British Tabloids Call Overtown a "Hellhole" and "Heroin- and Gun-Crime-Ravaged Ghetto"

When planning the city, Miami's then all-white city government forced early black residents into a segregated area known as "Colored Town." Over time, that area grew into Overtown — a thriving community that attracted local black artists, politicians, and celebrities. But in the 1960s, local officials decided to cram a I-95 highway overpass smack in the middle of the neighborhood, permanently tanking the area's property values and plunging it into poverty. Housing discrimination and racist policing have further pushed Overtown into poverty, but residents still take pride in their neighborhood, which contains more history than almost any other part of Miami.

Zero of those actual historical points made it into the British tabloids The Daily Star and The Sun, which published articles about Overtown yesterday. Instead, the Daily Star explained to readers that David Beckham has chosen to locate his new Major League Soccer franchise in a "Miami hellhole" and "bullet-riddled gang ghetto" where the streets are "lined with crack-addled prostitutes selling their wares in the dirty district." (In a August 2017 post, the same Star reporter labeled Overtown a "crack ghetto.")

Not to be outdone, the Rupert Murdoch-owned Sun published a companion piece labeling Overtown a "heroin- and gun-crime-ravaged ghetto" that is "known for its out-of-control opioid problem with junkies dying in its bullet-riddled streets."

For what it's worth, Overtown does struggle with drug abuse and gun violence, but its impossible to write honestly about those issues without addressing poor urban planning and decades of racist housing policies. But the summations here from the Star and Sun barely bother to flirt with basic factual accuracy: The Star quoted anonymous insiders who say Beckham has been advised to bring a "personal gun guard" with him to games, which might be true (British tabloids are notorious for making stuff up) but would probably be necessary if someone as famous as Beckham were to travel anywhere in public.
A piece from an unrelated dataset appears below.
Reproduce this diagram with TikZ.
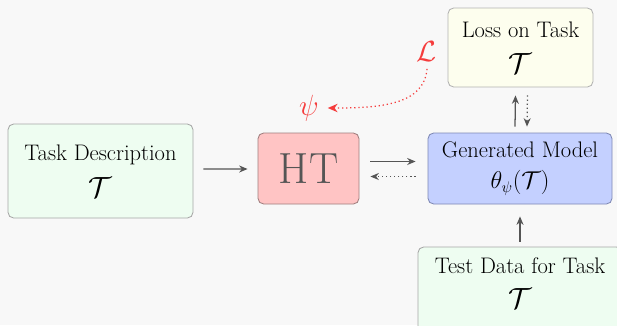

The paper also reported that "local councillors have demanded he comes up with a detailed security plan to ensure the safety of fans." There's no public record of this supposed demand. It's true that county and city cops are squabbling over which department will score the lucrative deal to patrol the area during games, but that's the closest detail resembling an alleged "Overtown security plan" to protect would-be soccer fans from drug-crazed maniacs.

The Star story also seems to have intentionally misrepresented gunshot data the Miami Herald published in 2016: The Star wrote that "8,300" bullets were fired in Overtown from 2015 to 2016, but that data appears to come from a Herald story about gunshot-detection data in three neighborhoods: Overtown, Little Haiti, and Liberty City. The words "three neighborhoods" were in the headline of the Herald story, so it's hard to believe the erroneous information was a simple mistake on the Star's part.

The rest of both stories devolve into racism porn: The Star's claim that Overtown is littered with "crack-addled prostitutes" simply isn't true, and the Sun went as far as to publish a slideshow of cops arresting and/or beating Overtown residents without any added context. The Sun even included an image of a burning car — except the photo was taken in 1989, when residents rioted after police killed two fellow residents that year.

It's also unfair to paint the neighborhood as "drug-addled" without much more context: Another Herald story the Star attempted to cite noted that wealthy, white, and Hispanic opioid addicts are actually visiting Overtown to buy drugs after getting hooked on prescription pills elsewhere. It's worth noting the Star and Sun don't tend to write about white drug abuse with the same sense of abject terror — the papers apparently want U.K. readers to assume Beckham is building a stadium surrounded by drug warlords.

Overtown is also already gentrifying rapidly, to the point that county officials suggested Amazon build its shiny second headquarters in the neighborhood. And Beckham's stadium site borders the Miami River, which is so quickly becoming a hipster destination that the New York Times took note over the weekend.

There's an obvious, factually accurate angle that tabloids could exploit if they so choose: Overtown residents don't really want Beckham there. At all. A petition campaign is going around to block the stadium, and residents keep telling local newspapers (such as New Times) that the stadium is a dreadful idea for them. Where are the "Beckham Ruins Black Neighborhood!" or "Becks Steamrolls Poor" headlines in the U.K.? It's apparently more fun for the British tabloids to kick poor black people around.

New Times messaged Daily Star reporter Andrew Jameson to ask what sparked the story, why he insists on reducing residents to racist caricatures, or whether he's actually been to Overtown, Miami, or America in general. He has yet to respond.